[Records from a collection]
☆ ☆ ☆

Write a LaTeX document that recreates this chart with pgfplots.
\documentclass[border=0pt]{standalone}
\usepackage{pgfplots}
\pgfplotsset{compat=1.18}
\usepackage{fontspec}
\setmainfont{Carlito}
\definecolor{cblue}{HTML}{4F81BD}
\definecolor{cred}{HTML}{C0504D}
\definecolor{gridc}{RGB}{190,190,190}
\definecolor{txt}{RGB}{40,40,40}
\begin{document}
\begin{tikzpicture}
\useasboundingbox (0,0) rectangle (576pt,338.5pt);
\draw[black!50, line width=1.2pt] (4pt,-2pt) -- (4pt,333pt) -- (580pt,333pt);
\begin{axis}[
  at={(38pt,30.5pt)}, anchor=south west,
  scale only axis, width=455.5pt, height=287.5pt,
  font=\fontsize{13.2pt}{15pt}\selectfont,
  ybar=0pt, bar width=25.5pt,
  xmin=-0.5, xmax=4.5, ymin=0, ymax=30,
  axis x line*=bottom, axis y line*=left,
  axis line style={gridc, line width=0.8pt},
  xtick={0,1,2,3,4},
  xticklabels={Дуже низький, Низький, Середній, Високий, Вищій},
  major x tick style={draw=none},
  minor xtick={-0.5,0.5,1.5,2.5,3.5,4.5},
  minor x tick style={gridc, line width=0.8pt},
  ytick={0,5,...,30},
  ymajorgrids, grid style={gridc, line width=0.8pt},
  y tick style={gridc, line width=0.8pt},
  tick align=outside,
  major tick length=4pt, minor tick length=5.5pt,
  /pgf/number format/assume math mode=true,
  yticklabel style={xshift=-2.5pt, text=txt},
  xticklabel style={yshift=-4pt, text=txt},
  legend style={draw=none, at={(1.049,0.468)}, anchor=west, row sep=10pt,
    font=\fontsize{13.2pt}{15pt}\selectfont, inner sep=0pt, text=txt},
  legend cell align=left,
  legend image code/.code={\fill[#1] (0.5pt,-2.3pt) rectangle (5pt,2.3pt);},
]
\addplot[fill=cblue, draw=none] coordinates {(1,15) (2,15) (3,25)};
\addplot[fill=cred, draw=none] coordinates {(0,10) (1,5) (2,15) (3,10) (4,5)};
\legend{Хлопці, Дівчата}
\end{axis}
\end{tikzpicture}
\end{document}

☆ ☆ ☆

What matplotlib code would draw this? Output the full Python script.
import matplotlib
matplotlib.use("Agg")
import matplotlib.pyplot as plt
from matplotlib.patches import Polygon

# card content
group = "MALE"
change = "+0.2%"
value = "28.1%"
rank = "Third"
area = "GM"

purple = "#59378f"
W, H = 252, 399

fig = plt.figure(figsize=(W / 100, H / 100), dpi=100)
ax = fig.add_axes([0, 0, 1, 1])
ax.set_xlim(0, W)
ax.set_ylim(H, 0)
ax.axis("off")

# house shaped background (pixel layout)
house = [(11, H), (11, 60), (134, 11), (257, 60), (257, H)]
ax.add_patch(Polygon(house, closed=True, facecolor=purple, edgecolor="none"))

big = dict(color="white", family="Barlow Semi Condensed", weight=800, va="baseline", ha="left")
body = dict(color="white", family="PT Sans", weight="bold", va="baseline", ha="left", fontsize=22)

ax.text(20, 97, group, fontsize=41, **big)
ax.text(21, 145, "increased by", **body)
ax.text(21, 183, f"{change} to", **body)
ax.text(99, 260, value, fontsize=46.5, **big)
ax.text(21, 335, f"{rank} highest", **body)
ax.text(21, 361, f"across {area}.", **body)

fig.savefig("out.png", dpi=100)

☆ ☆ ☆

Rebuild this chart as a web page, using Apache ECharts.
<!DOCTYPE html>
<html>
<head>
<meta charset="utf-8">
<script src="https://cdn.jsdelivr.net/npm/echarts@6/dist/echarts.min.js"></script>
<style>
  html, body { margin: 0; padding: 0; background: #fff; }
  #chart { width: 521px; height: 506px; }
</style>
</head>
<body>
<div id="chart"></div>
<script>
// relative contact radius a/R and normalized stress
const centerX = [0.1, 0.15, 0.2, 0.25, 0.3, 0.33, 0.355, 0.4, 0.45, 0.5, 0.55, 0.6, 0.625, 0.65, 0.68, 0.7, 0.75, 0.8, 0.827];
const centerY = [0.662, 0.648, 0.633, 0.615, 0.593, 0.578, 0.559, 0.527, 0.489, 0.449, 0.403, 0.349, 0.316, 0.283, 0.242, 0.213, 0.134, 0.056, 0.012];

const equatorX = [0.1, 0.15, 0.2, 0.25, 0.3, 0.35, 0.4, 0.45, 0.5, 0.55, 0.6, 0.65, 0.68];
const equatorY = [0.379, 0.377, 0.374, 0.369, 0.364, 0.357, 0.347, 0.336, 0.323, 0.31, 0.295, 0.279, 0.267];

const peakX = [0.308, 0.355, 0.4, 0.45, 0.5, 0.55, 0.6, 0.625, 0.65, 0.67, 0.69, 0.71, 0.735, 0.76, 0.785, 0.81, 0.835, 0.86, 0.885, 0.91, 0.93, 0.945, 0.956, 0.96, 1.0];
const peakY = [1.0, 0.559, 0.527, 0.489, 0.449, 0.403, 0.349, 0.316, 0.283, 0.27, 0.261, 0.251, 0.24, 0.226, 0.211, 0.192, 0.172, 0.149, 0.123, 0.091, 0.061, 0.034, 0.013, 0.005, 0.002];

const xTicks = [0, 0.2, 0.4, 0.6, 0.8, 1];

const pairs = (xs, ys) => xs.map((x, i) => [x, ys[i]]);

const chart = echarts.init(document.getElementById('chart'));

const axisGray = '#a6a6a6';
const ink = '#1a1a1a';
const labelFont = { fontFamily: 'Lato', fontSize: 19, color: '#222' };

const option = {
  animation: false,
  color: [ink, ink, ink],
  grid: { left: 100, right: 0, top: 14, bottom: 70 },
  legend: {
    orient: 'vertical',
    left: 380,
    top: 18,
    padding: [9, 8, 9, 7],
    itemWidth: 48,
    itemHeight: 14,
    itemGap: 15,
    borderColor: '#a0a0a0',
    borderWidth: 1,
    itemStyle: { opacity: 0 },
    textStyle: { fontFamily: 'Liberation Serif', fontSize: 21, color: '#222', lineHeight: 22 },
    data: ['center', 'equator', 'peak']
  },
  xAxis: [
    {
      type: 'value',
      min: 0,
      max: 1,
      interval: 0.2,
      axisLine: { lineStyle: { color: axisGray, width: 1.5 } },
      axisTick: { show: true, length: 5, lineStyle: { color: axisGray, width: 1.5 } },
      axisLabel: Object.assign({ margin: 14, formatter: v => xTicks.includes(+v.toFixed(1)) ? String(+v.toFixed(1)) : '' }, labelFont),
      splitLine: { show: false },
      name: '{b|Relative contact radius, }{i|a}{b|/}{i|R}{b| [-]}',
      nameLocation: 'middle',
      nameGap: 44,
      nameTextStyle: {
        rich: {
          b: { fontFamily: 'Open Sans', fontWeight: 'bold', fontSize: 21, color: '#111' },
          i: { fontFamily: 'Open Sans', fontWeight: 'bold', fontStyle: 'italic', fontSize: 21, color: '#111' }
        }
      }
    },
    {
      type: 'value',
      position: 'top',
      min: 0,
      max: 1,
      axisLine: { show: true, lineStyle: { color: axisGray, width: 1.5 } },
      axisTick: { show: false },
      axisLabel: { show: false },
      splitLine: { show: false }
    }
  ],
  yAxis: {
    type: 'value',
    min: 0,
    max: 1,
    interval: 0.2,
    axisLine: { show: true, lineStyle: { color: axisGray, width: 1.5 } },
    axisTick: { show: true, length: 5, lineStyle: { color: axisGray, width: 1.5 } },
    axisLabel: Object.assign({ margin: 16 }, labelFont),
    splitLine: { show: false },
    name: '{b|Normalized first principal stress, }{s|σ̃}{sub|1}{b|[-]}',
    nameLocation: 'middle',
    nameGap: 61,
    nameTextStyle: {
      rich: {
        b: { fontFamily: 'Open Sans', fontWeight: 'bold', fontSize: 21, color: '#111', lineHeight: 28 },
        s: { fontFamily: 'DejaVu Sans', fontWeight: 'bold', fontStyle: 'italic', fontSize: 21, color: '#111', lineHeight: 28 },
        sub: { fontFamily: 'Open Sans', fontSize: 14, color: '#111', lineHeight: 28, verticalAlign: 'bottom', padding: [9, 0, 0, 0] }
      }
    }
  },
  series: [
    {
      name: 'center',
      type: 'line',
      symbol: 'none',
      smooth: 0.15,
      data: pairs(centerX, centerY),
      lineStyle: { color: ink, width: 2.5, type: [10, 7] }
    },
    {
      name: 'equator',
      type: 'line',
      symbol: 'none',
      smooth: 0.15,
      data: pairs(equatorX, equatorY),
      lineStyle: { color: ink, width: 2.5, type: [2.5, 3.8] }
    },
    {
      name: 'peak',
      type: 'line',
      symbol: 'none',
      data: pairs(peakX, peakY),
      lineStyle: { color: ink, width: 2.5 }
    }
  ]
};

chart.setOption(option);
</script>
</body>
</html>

☆ ☆ ☆

Exercise instructions: Tell how many lines include "matplotlib". The number is the whole answer.

Result for this task: 5